I disagree. I thought the movie was disgusting, disturbing, and totally brilliant. What it definitely was not, though, was erotic.

In fact I thought it was anti-erotic; Cronenberg (who I think is a genius on par with Hitchcock) has taken all the elements of an erotic film, and applied them with perfect intellectual precision to something utterly non-arousing: violent car crashes. Sure, car crashes may seem erotic in the movie, but that’s only because Cronenberg knows what he’s doing; have you ever actually been aroused by a car accident? In real life, not in your imagination? I doubt it.

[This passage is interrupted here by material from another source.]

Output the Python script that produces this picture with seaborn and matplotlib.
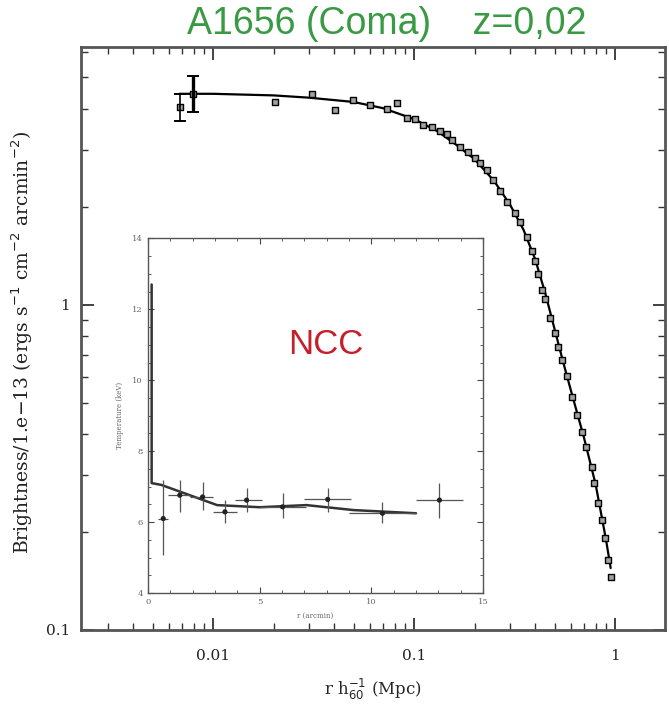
import numpy as np
import pandas as pd
import matplotlib
matplotlib.use("Agg")
import matplotlib.pyplot as plt
import seaborn as sns
from matplotlib.ticker import LogLocator, FixedLocator, MultipleLocator, NullFormatter

# ---------------- data ----------------
radius_mpc = [0.00685, 0.00795, 0.0203, 0.0311, 0.0405, 0.0497, 0.0604, 0.0734, 0.0823,
              0.0923, 0.101, 0.111, 0.123, 0.135, 0.146, 0.155, 0.169, 0.186, 0.201,
              0.213, 0.231, 0.247, 0.268, 0.290, 0.318, 0.337, 0.365, 0.386, 0.400,
              0.414, 0.433, 0.449, 0.475, 0.503, 0.520, 0.545, 0.577, 0.611, 0.647,
              0.685, 0.718, 0.769, 0.787, 0.823, 0.861, 0.892, 0.923, 0.955]
brightness = [4.04, 4.43, 4.21, 4.43, 3.98, 4.27, 4.12, 4.01, 4.18,
              3.76, 3.71, 3.58, 3.53, 3.41, 3.34, 3.22, 3.06, 2.94, 2.83,
              2.73, 2.60, 2.42, 2.23, 2.07, 1.92, 1.79, 1.61, 1.46, 1.36,
              1.24, 1.11, 1.04, 0.912, 0.820, 0.743, 0.677, 0.605, 0.521, 0.459,
              0.407, 0.366, 0.318, 0.283, 0.246, 0.218, 0.192, 0.164, 0.145]
# points with visible error bars
err_r = [0.00685, 0.00795]
err_s = [4.04, 4.43]
err_lo = [3.66, 3.90]
err_hi = [4.43, 5.03]

# fitted profile line
fit_r = [0.0068, 0.01, 0.02, 0.03, 0.05, 0.07, 0.1, 0.13, 0.16, 0.2, 0.25, 0.3,
         0.35, 0.4, 0.45, 0.5, 0.55, 0.6, 0.65, 0.7, 0.8, 0.9, 0.95]
fit_s = [4.45, 4.45, 4.40, 4.33, 4.20, 4.02, 3.72, 3.42, 3.12, 2.80, 2.40, 2.03,
         1.70, 1.38, 1.08, 0.84, 0.67, 0.55, 0.46, 0.39, 0.28, 0.19, 0.155]

# inset: temperature profile
t_r = [0.69, 1.43, 2.45, 3.45, 4.42, 6.03, 8.05, 10.5, 13.05]
t_rlo = [0.45, 0.9, 1.9, 2.9, 3.9, 5.0, 7.0, 9.0, 12.0]
t_rhi = [0.9, 1.9, 2.9, 4.0, 5.1, 7.1, 9.1, 12.0, 14.1]
t_kev = [6.10, 6.76, 6.71, 6.29, 6.62, 6.43, 6.64, 6.25, 6.62]
t_lo = [5.07, 6.28, 6.34, 5.97, 6.28, 6.11, 6.28, 5.97, 6.11]
t_hi = [7.18, 7.18, 7.13, 6.62, 6.96, 6.82, 6.96, 6.56, 7.10]

tmod_r = [0.17, 0.17, 0.6, 3.1, 5.0, 7.1, 9.2, 12.0]
tmod_t = [12.7, 7.1, 7.05, 6.48, 6.42, 6.48, 6.34, 6.25]

# ---------------- plotting ----------------
sns.set_theme(style="ticks")
plt.rcParams["font.family"] = ["DejaVu Serif"]

fig = plt.figure(figsize=(6.69, 7.18), dpi=100)
ax = fig.add_axes([0.121, 0.1226, 0.873, 0.812])

df = pd.DataFrame({"r": radius_mpc, "s": brightness})
fit = pd.DataFrame({"r": fit_r, "s": fit_s})

sns.lineplot(data=fit, x="r", y="s", ax=ax, color="black", lw=1.6, sort=False,
             estimator=None)
sns.scatterplot(data=df, x="r", y="s", ax=ax, marker="s", s=24,
                facecolor="#a0a0a0", edgecolor="black", linewidth=1.0, zorder=3)
ax.errorbar(err_r, err_s,
            yerr=[np.array(err_s) - np.array(err_lo), np.array(err_hi) - np.array(err_s)],
            fmt="none", ecolor="black", elinewidth=[1.2, 2.4], capsize=4, capthick=1.4, zorder=4)

ax.set_xscale("log")
ax.set_yscale("log")
ax.set_xlim(0.0022, 1.77)
ax.set_ylim(0.1, 6.2)
ax.xaxis.set_major_locator(FixedLocator([0.01, 0.1, 1]))
ax.xaxis.set_minor_locator(LogLocator(base=10, subs=np.arange(2, 10)))
ax.xaxis.set_minor_formatter(NullFormatter())
ax.set_xticklabels(["0.01", "0.1", "1"])
ax.yaxis.set_major_locator(FixedLocator([0.1, 1]))
ax.yaxis.set_minor_locator(LogLocator(base=10, subs=np.arange(2, 10)))
ax.yaxis.set_minor_formatter(NullFormatter())
ax.set_yticklabels(["0.1", "1"])
ax.tick_params(which="both", direction="in", top=True, right=True, colors="#333333",
               labelsize=11, labelcolor="#222222")
ax.tick_params(which="major", length=9, width=1.3)
ax.tick_params(which="minor", length=5, width=1.0)
ax.tick_params(axis="x", which="major", pad=14)
ax.tick_params(axis="y", which="major", pad=8)
for sp in ax.spines.values():
    sp.set_linewidth(2.0)
    sp.set_color("#555555")
ax.set_xlabel(r"r h$_{60}^{-1}$ (Mpc)", fontsize=12, labelpad=10)
ax.set_ylabel("")
fig.text(22 / 669, 1 - 342 / 718,
         r"Brightness/1.e$-$13 (ergs s$^{-1}$ cm$^{-2}$ arcmin$^{-2}$)",
         rotation=90, ha="center", va="center", fontsize=13.5, color="#222222")

fig.text(387 / 669, 1 - 24 / 718, "A1656 (Coma)    z=0,02", ha="center", va="center",
         fontsize=27, color="#3a9a44", family=["Liberation Sans", "DejaVu Sans"])

# ---------------- inset ----------------
ins = fig.add_axes([0.221, 0.174, 0.501, 0.494])
tdf = pd.DataFrame({"r": t_r, "T": t_kev})
mod = pd.DataFrame({"r": tmod_r, "T": tmod_t})
sns.lineplot(data=mod, x="r", y="T", ax=ins, color="#333333", lw=1.8, sort=False,
             estimator=None)
ins.errorbar(t_r, t_kev,
             xerr=[np.array(t_r) - np.array(t_rlo), np.array(t_rhi) - np.array(t_r)],
             yerr=[np.array(t_kev) - np.array(t_lo), np.array(t_hi) - np.array(t_kev)],
             fmt="none", ecolor="#555555", elinewidth=0.9, zorder=3)
sns.scatterplot(data=tdf, x="r", y="T", ax=ins, marker="o", s=14, color="#222222",
                edgecolor="none", zorder=4)
ins.set_xlim(0, 15)
ins.set_ylim(4, 14)
ins.xaxis.set_major_locator(MultipleLocator(5))
ins.xaxis.set_minor_locator(MultipleLocator(1))
ins.yaxis.set_major_locator(MultipleLocator(2))
ins.yaxis.set_minor_locator(MultipleLocator(0.5))
ins.tick_params(which="both", direction="in", top=True, right=True, labelsize=6,
                colors="#444444", labelcolor="#666666")
ins.tick_params(which="major", length=4, width=0.8)
ins.tick_params(which="minor", length=2, width=0.6)
for sp in ins.spines.values():
    sp.set_linewidth(1.0)
    sp.set_color("#555555")
ins.set_xlabel("r (arcmin)", fontsize=5, color="#666666", labelpad=4)
ins.set_ylabel("Temperature (keV)", fontsize=5, color="#666666", labelpad=6)
ins.text(0.53, 0.70, "NCC", transform=ins.transAxes, ha="center", va="center",
         fontsize=25, color="#c4202c", family=["Liberation Sans", "DejaVu Sans"])

fig.savefig("out.png", dpi=100)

The film was disturbing because, in watching all the mechanical elements of desire applied to a non-sexual situation, we see what goes on without the automatic, instinctive involvement that’s usually at work in a sex scene. When you watch a porn flick, you’re imagining yourself in the role of (at least) one of the actors; when you watch the sex scenes in Crash, that moviegoer’s reflex is shut off by the hideous violence and death all around it. This takes all the sexiness out of the sex, and we end up watching without involvement.

Their fetish makes the characters’ attraction to each other mysterious, jarring, and hideous. In most love stories, they’d have been drawn together by something like a love of jazz music or the fact that she’s Renee Zellweger and he’s Hugh Grant and they just look scrumptious together. In this one, the meet-cute involves Holly Hunter’s husband’s dead body going through James Spader’s windshield.

I hope I’m getting my point across. I feel like I’m circling it without nailing it down.